The specter of hard drive failure hangs over every aging PC system. From the moment that you purchase a new PC, you must strive to protect your data by protecting your drive. This goes beyond data backups and disaster recovery plans. The first step to protecting PC data is recognizing the dangers that plague a hard drive and lead to its failure.
There are four types of hard drive failure: software, hardware, mechanical, and logical. The first, software, also includes firmware. This failure deals with damage to the code that operates the drive and can render it unreadable. The next, hardware, deals with the systems that interact with the drive. If the controller that operates the drive fails, the drive will become unusable until that controller is repaired or the drive is moved to another system or interface type. Mechanical drive failure is exactly as it sounds; a part of the drive has broken or shorted out and made its operation impossible. Lastly, logical failure appears when the systems that store data on the drive become corrupted rendering the stored data inaccessible.
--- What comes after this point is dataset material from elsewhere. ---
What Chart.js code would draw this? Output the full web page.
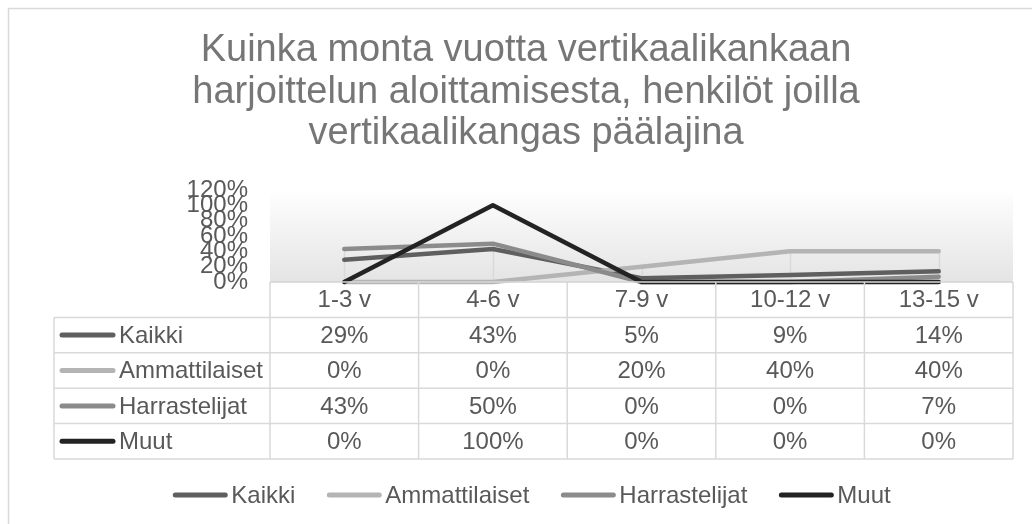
<html lang="fi">
<head>
  <meta charset="UTF-8">
  <title>Vertikaalikangas</title>
  <script src="https://cdn.jsdelivr.net/npm/chart.js"></script>
  <style>
    body, html {
      margin: 0;
      padding: 0;
      background-color: #ffffff;
    }
    #wrap {
      width: 1032px;
      height: 524px;
    }
  </style>
</head>
<body>
  <div id="wrap"><canvas id="myChart" width="1032" height="524"></canvas></div>

  <script>
    // data
    const categories = ['1-3 v', '4-6 v', '7-9 v', '10-12 v', '13-15 v'];
    const seriesNames = ['Kaikki', 'Ammattilaiset', 'Harrastelijat', 'Muut'];
    const kaikki = [29, 43, 5, 9, 14];
    const ammattilaiset = [0, 0, 20, 40, 40];
    const harrastelijat = [43, 50, 0, 0, 7];
    const muut = [0, 100, 0, 0, 0];
    const yTicks = [0, 20, 40, 60, 80, 100, 120];
    const titleLines = [
      'Kuinka monta vuotta vertikaalikankaan',
      'harjoittelun aloittamisesta, henkilöt joilla',
      'vertikaalikangas päälajina'
    ];

    const seriesValues = [kaikki, ammattilaiset, harrastelijat, muut];
    const seriesColors = ['#5f5f5f', '#b4b4b4', '#8b8b8b', '#232323'];
    const textColor = '#595959';
    const gridColor = '#d9d9d9';
    const FONT = '"Liberation Sans", Arial, sans-serif';

    // frame + plot background
    const backdrop = {
      id: 'backdrop',
      beforeDraw(chart) {
        const { ctx, chartArea } = chart;
        ctx.save();
        ctx.strokeStyle = gridColor;
        ctx.lineWidth = 1.5;
        ctx.strokeRect(8.5, 8.5, 1200, 700);
        const g = ctx.createLinearGradient(0, chartArea.top, 0, chartArea.bottom);
        g.addColorStop(0, '#ffffff');
        g.addColorStop(0.12, '#fbfbfb');
        g.addColorStop(1, '#e4e4e4');
        ctx.fillStyle = g;
        ctx.fillRect(chartArea.left, chartArea.top, chartArea.right - chartArea.left, chartArea.bottom - chartArea.top);
        ctx.restore();
      }
    };

    // drop lines from the first chart group down to the axis
    const dropLines = {
      id: 'dropLines',
      beforeDatasetsDraw(chart) {
        const { ctx } = chart;
        const x = chart.scales.x, y = chart.scales.y;
        ctx.save();
        ctx.strokeStyle = gridColor;
        ctx.lineWidth = 1.5;
        categories.forEach((c, i) => {
          let top = 0;
          chart.data.datasets.forEach(ds => {
            if (ds.dropLine) top = Math.max(top, ds.data[i]);
          });
          const px = Math.round(x.getPixelForValue(i)) + 0.5;
          ctx.beginPath();
          ctx.moveTo(px, y.getPixelForValue(0));
          ctx.lineTo(px, y.getPixelForValue(top));
          ctx.stroke();
        });
        ctx.restore();
      }
    };

    // data table under the plot + legend at the bottom
    const dataTable = {
      id: 'dataTable',
      afterDraw(chart) {
        const { ctx } = chart;
        const x = chart.scales.x;
        const tableLeft = 54;
        const top = chart.chartArea.bottom;
        const rowH = 35.4;
        const band = (x.right - x.left) / categories.length;
        const nRows = seriesNames.length + 1;

        ctx.save();
        ctx.strokeStyle = gridColor;
        ctx.lineWidth = 1.5;
        // horizontal rules
        for (let r = 0; r <= nRows; r++) {
          const yy = top + r * rowH;
          ctx.beginPath();
          ctx.moveTo(r < 1 ? x.left : tableLeft, yy);
          ctx.lineTo(x.right, yy);
          ctx.stroke();
        }
        // vertical rules
        ctx.beginPath();
        ctx.moveTo(tableLeft, top + rowH);
        ctx.lineTo(tableLeft, top + nRows * rowH);
        ctx.stroke();
        for (let c = 0; c <= categories.length; c++) {
          const xx = x.left + c * band;
          ctx.beginPath();
          ctx.moveTo(xx, top);
          ctx.lineTo(xx, top + nRows * rowH);
          ctx.stroke();
        }

        ctx.fillStyle = textColor;
        ctx.font = '24px ' + FONT;
        ctx.textBaseline = 'middle';
        ctx.textAlign = 'center';
        categories.forEach((c, i) => {
          ctx.fillText(c, x.getPixelForValue(i), top + rowH / 2 + 1);
        });
        seriesNames.forEach((name, s) => {
          const cy = top + (s + 1.5) * rowH + 1;
          ctx.strokeStyle = seriesColors[s];
          ctx.lineWidth = 5;
          ctx.lineCap = 'round';
          ctx.beginPath();
          ctx.moveTo(62, cy - 1);
          ctx.lineTo(113, cy - 1);
          ctx.stroke();
          ctx.textAlign = 'left';
          ctx.fillText(name, 119, cy);
          ctx.textAlign = 'center';
          seriesValues[s].forEach((v, i) => {
            ctx.fillText(v + '%', x.getPixelForValue(i), cy);
          });
        });

        // legend
        const keyW = 54, gap = 4, spacing = 32;
        const widths = seriesNames.map(n => keyW + gap + ctx.measureText(n).width);
        const total = widths.reduce((a, b) => a + b, 0) + spacing * (seriesNames.length - 1);
        let lx = chart.width / 2 + 16 - total / 2;
        const ly = 495;
        ctx.textAlign = 'left';
        seriesNames.forEach((name, s) => {
          ctx.strokeStyle = seriesColors[s];
          ctx.lineWidth = 5;
          ctx.beginPath();
          ctx.moveTo(lx + 2, ly);
          ctx.lineTo(lx + keyW - 2, ly);
          ctx.stroke();
          ctx.fillText(name, lx + keyW + gap, ly + 1);
          lx += widths[s] + spacing;
        });
        ctx.restore();
      }
    };

    const datasets = seriesNames.map((name, s) => ({
      label: name,
      data: seriesValues[s],
      borderColor: seriesColors[s],
      backgroundColor: seriesColors[s],
      borderWidth: 4.5,
      borderCapStyle: 'round',
      borderJoinStyle: 'round',
      pointRadius: 0,
      tension: 0,
      clip: false,
      dropLine: s < 3,
      order: seriesNames.length - s
    }));

    const ctx = document.getElementById('myChart').getContext('2d');
    const myChart = new Chart(ctx, {
      type: 'line',
      data: { labels: categories, datasets: datasets },
      options: {
        responsive: false,
        animation: false,
        layout: {
          padding: { top: 20, left: 39, right: 19, bottom: 242 }
        },
        scales: {
          x: {
            display: false,
            offset: true
          },
          y: {
            min: yTicks[0],
            max: yTicks[yTicks.length - 1],
            afterBuildTicks(scale) {
              scale.ticks = yTicks.map(v => ({ value: v }));
            },
            afterFit(scale) {
              scale.width = 231;
            },
            ticks: {
              autoSkip: false,
              padding: 22,
              color: textColor,
              font: { family: FONT, size: 24 },
              callback: v => v + '%'
            },
            grid: {
              drawTicks: false,
              color: c => (c.tick && c.tick.value === 0 ? gridColor : 'rgba(0,0,0,0)'),
              lineWidth: 1.5
            },
            border: { display: false }
          }
        },
        plugins: {
          legend: { display: false },
          tooltip: { enabled: false },
          title: {
            display: true,
            text: titleLines,
            color: '#767676',
            font: { family: FONT, size: 38, weight: 'normal', lineHeight: '41.5px' },
            padding: { top: 10.25, bottom: 35.25 }
          }
        }
      },
      plugins: [backdrop, dropLines, dataTable]
    });
  </script>
</body>
</html>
Each of these four drive failure types has generally simple inceptions. Here is a list of the six most common causes of drive failure.
One of the most significant causes of damage to a hard drive comes from heat. The causes of excessive heat are numerous. Heat may build up due to inadequate ventilation. Improper cooling or inadequate cooling can lead to excessive heat buildup in a drive. External factors can also affect the buildup of heat in a drive, like proximity to space heaters or fire damage.
A power surge is an event that interrupts the flow of power to your PC and then quickly returns it. This burst of power may cause a failure in the read/write heads of a mechanical drive and may cause the corruption of data stored on the device.
Physical damage can be anything that bumps, drops, knocks, or otherwise affects the PC. In the case of these jarring actions, a mechanical drive may, if it is operating, be made to gouge the platter causing significant damage to the drive and data storage capabilities. The chances of drive damage are high for even powered-down systems.
Water and electricity do not mix. Any situation that causes water to be spilled or to be exposed to a PC will be cause for alarm. Hard drive cases are not made to be watertight and the introduction of water to the system can cause unwanted electrical connection that will, more than likely, damage the drive.
Humans interaction will also cause hard drive failures. Improperly deleting files, moving files, installation of corrupted or improper software, and the incorrect installation of the hard drive are all possible causes of hard drive failure.